Self-Assembly Shows Promise for Extending Moore’s Law
Polymer molecules that self-assemble into regular patterns could help the semiconductor industry make even smaller transistors.
Future generations of chips will need to be smaller, but the semiconductor industry doesn’t yet know how it will do that.
These are challenging times for computer chip engineers. A technology the industry has been counting on to etch the tiny features of the next few generations of chips is still not ready.
Known as extreme ultraviolet lithography, or EUV, the technology is years behind schedule. Although the approach works, UV light sources powerful enough to etch chips quickly enough for mass production are lacking. In 2012, Intel invested $4 billion in the Dutch company ASML, a supplier of manufacturing equipment, to bolster work on perfecting the technique (see “The Moore’s Law Moon Shot”). Leading chip makers Samsung and TSMC have since each added $375 million of their own to ASML’s research effort, but there is still no indication as to when EUV might be ready.
A radical alternative to conventional lithography now looks increasingly viable. Known as directed self-assembly, it involves using solutions of compounds known as block copolymers that assemble themselves into regular structures. Block copolymers are made up of different units (the blocks) that prefer to be separate, like oil and water; left alone, these compounds typically produce swirling, fingerprint-like patterns. But if guided by a “pre-pattern” of chemical guides made with conventional lithography, the block copolymers produce lines and other regular patterns. Crucially, those final patterns can have much smaller details than those of the pre-pattern. A final pattern made in this way can then be used as a template for the chemical processes that etch features into a silicon wafer—the same process that is the end point of conventional lithography.

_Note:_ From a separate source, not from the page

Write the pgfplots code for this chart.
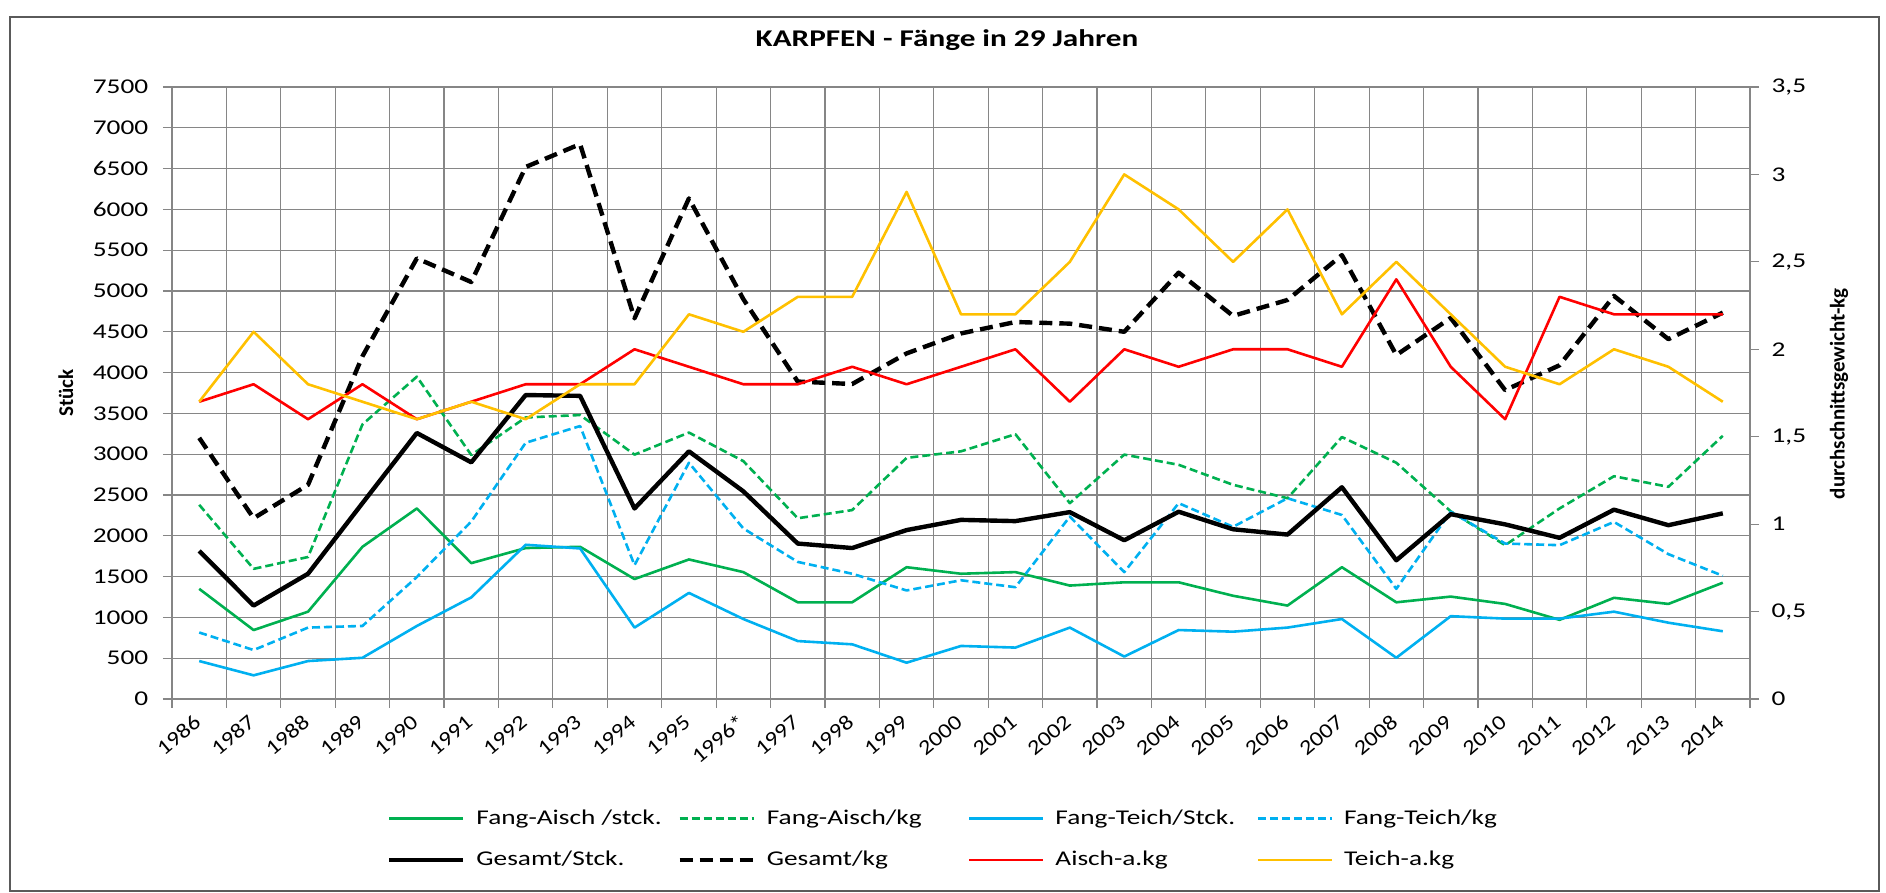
\documentclass[border=0pt]{standalone}
\usepackage{fontspec}
\setmainfont{Carlito}[FakeStretch=1.3]
\newfontfamily\plainfont{Carlito}
\newfontfamily\xtfont{Carlito}[FakeStretch=1.16]
\usepackage{pgfplots}
\pgfplotsset{compat=1.18}
\usepackage{pgfplotstable}
\definecolor{cgreen}{HTML}{00B050}
\definecolor{cblue}{HTML}{00B0F0}
\definecolor{cred}{HTML}{FF0000}
\definecolor{cyel}{HTML}{FFC000}
\definecolor{cgrid}{HTML}{868686}
\definecolor{cframe}{HTML}{5A5A5A}
\newcommand\tf{\fontsize{10.5}{12.6}\selectfont}

\pgfplotstableread{
i FA FAk FT FTk G Gk Ra Ta
0 1350 2380 465 815 1815 3200 1.7 1.7
1 845 1595 290 600 1145 2215 1.8 2.1
2 1070 1740 465 875 1535 2625 1.6 1.8
3 1865 3365 505 895 2400 4200 1.8 1.7
4 2335 3950 895 1495 3260 5400 1.6 1.6
5 1665 2990 1245 2175 2900 5110 1.7 1.7
6 1850 3450 1890 3140 3725 6520 1.8 1.6
7 1865 3480 1845 3345 3715 6800 1.8 1.8
8 1470 2995 875 1640 2335 4665 2.0 1.8
9 1710 3265 1300 2895 3035 6135 1.9 2.2
10 1555 2915 980 2090 2545 4900 1.8 2.1
11 1185 2215 710 1680 1905 3890 1.8 2.3
12 1185 2315 670 1535 1850 3860 1.9 2.3
13 1615 2955 445 1330 2070 4235 1.8 2.9
14 1535 3035 650 1455 2195 4480 1.9 2.2
15 1555 3245 630 1370 2180 4620 2.0 2.2
16 1390 2400 875 2235 2290 4600 1.7 2.5
17 1430 2995 520 1555 1945 4500 2.0 3.0
18 1430 2870 845 2400 2295 5225 1.9 2.8
19 1265 2625 825 2110 2080 4695 2.0 2.5
20 1145 2460 875 2460 2015 4890 2.0 2.8
21 1615 3210 980 2255 2595 5440 1.9 2.2
22 1185 2895 505 1350 1700 4215 2.4 2.5
23 1255 2300 1015 2295 2265 4670 1.9 2.2
24 1165 1885 985 1905 2140 3785 1.6 1.9
25 970 2335 985 1885 1975 4090 2.3 1.8
26 1240 2730 1070 2170 2320 4940 2.2 2.0
27 1165 2600 935 1775 2130 4410 2.2 1.9
28 1425 3225 830 1510 2275 4735 2.2 1.7
}\data

\pgfplotsset{
  base/.style={
    width=789pt, height=306pt, scale only axis,
    xmin=-0.5, xmax=28.5,
    tick align=outside, major tick length=4.5pt,
    tick style={draw=cgrid, line width=0.6pt},
    axis line style={draw=cgrid, line width=0.6pt},
    /pgf/number format/1000 sep={},
    every tick label/.append style={font=\tf, text=black},
  },
  sG/.style={cgreen, line width=1.3pt, line join=round},
  sGd/.style={cgreen, line width=1.3pt, line join=round, dash pattern=on 4pt off 2pt},
  sB/.style={cblue, line width=1.3pt, line join=round},
  sBd/.style={cblue, line width=1.3pt, line join=round, dash pattern=on 4pt off 2pt},
  sK/.style={black, line width=2.2pt, line join=round},
  sKd/.style={black, line width=2.2pt, line join=round, dash pattern=on 6.5pt off 3.5pt},
  sR/.style={cred, line width=1.3pt, line join=round},
  sY/.style={cyel, line width=1.3pt, line join=round},
}

\begin{document}
\begin{tikzpicture}
\begin{axis}[base,
  ymin=0, ymax=7500,
  xtick={-0.5,0.5,...,28.5}, xticklabels={},
  extra x ticks={0,1,...,28},
  extra x tick labels={1986,1987,1988,1989,1990,1991,1992,1993,1994,1995,1996*,1997,1998,1999,2000,2001,2002,2003,2004,2005,2006,2007,2008,2009,2010,2011,2012,2013,2014},
  extra x tick style={grid=none, major tick length=0pt,
    xticklabel style={font=\xtfont\fontsize{10.5}{12.6}\selectfont, rotate=40, anchor=east, inner sep=0pt, xshift=-7pt, yshift=-7.2pt}},
  ytick={0,500,...,7500},
  yticklabels={0,500,1000,1500,2000,2500,3000,3500,4000,4500,5000,5500,6000,6500,7000,7500},
  grid=major,
  grid style={draw=cgrid, line width=0.6pt},
  tick pos=left,
  yticklabel style={anchor=east, inner sep=0pt, xshift=-7.2pt},
  ylabel={Stück},
  every axis y label/.style={at={(axis description cs:-0.0672,0.5)}, rotate=90, anchor=center, font=\plainfont\bfseries\fontsize{10.5}{12.6}\selectfont},
]
\addplot[sG] table[x=i, y=FA] {\data};
\addplot[sGd] table[x=i, y=FAk] {\data};
\addplot[sB] table[x=i, y=FT] {\data};
\addplot[sBd] table[x=i, y=FTk] {\data};
\addplot[sK] table[x=i, y=G] {\data};
\addplot[sKd] table[x=i, y=Gk] {\data};
\end{axis}
\begin{axis}[base,
  ymin=0, ymax=3.5,
  axis x line=none, axis y line*=right,
  ytick={0,0.5,...,3.5},
  yticklabels={0,{0,5},1,{1,5},2,{2,5},3,{3,5}},
  yticklabel style={anchor=west, inner sep=0pt, xshift=6.1pt},
  ylabel={durchschnittsgewicht-kg},
  every axis y label/.style={at={(axis description cs:1.0564,0.499)}, rotate=90, anchor=center, font=\plainfont\bfseries\fontsize{10.5}{12.6}\selectfont},
  legend columns=4,
  legend style={at={(0.5032,-0.2288)}, anchor=center, draw=none, fill=none,
    column sep=0pt, row sep=12pt, font=\tf, nodes={inner sep=0pt}},
  legend cell align=left,
  legend image code/.code={\draw[#1] (0pt,0pt) -- (37pt,0pt);},
]
\addlegendimage{sG}
\addlegendentry{\hspace*{5.5pt}\makebox[100.5pt][l]{Fang-Aisch /stck.}}
\addlegendimage{sGd}
\addlegendentry{\hspace*{5.5pt}\makebox[100.5pt][l]{Fang-Aisch/kg}}
\addlegendimage{sB}
\addlegendentry{\hspace*{5.5pt}\makebox[100.5pt][l]{Fang-Teich/Stck.}}
\addlegendimage{sBd}
\addlegendentry{\hspace*{5.5pt}\makebox[100.5pt][l]{Fang-Teich/kg}}
\addlegendimage{sK}
\addlegendentry{\hspace*{5.5pt}\makebox[100.5pt][l]{Gesamt/Stck.}}
\addlegendimage{sKd}
\addlegendentry{\hspace*{5.5pt}\makebox[100.5pt][l]{Gesamt/kg}}
\addplot[sR] table[x=i, y=Ra] {\data};
\addlegendentry{\hspace*{5.5pt}\makebox[100.5pt][l]{Aisch-a.kg}}
\addplot[sY] table[x=i, y=Ta] {\data};
\addlegendentry{\hspace*{5.5pt}\makebox[100.5pt][l]{Teich-a.kg}}
\end{axis}
\node[font=\bfseries\fontsize{12}{14}\selectfont, anchor=center] at (387.5pt,329.5pt) {KARPFEN - Fänge in 29 Jahren};
\draw[cframe, line width=0.75pt] (-81pt,-96pt) rectangle (853.5pt,341pt);
\pgfresetboundingbox
\path (-86pt,-97pt) rectangle (857pt,349.5pt);
\end{tikzpicture}
\end{document}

An Steegen, senior vice president for process technology development at IMEC, a micro-electronics research center in Leuven, Belgium, said at the Semicon West semiconductor industry conference in San Francisco on Wednesday that self-assembly looks capable of extending the working life of existing lithography, as an alternative to switching to EUV. IMEC can now pattern transistor-like structures with a design that’s similar to those of Intel’s latest chips and features as small as 14 nanometers, she said. “We’re all desperately waiting for EUV to be ready, but there are alternatives,” she said.
IMEC installed the world’s first manufacturing line able to use self-assembly in its pilot fab in 2012. Work there has focused on reducing errors in self-assembled structures through improved materials and better pre-pattern designs. Steegen estimates that the technology could be ready for mass production sometime around 2017. That generation of transistors should have features as small as seven nanometers. The smallest transistors in commercial production today have features as small as 14 nanometers.
State University of New York also operates a pilot production line capable of directed self-assembly at its Center for Nanoscale Engineering in Albany. Christopher Borst, associate professor of nanoengineering, reported at Semicon that it could now reliably create arrays of repeating lines and fin-like structures as small as 18 nanometers. “We’ve developed some very impressive structures that could make their way into device processes,” said Borst. “The basic capability is shown for materials and manufacturability.”
However, self-assembly still isn’t fully compatible with mass production. Unsolved problems include finding ways to guarantee the purity of self-assembly materials to minimize defects, says Steegen. The industry will also have to develop tools to help chip designers work out the guiding patterns needed to cause a self-assembly mixture to create the desired final design.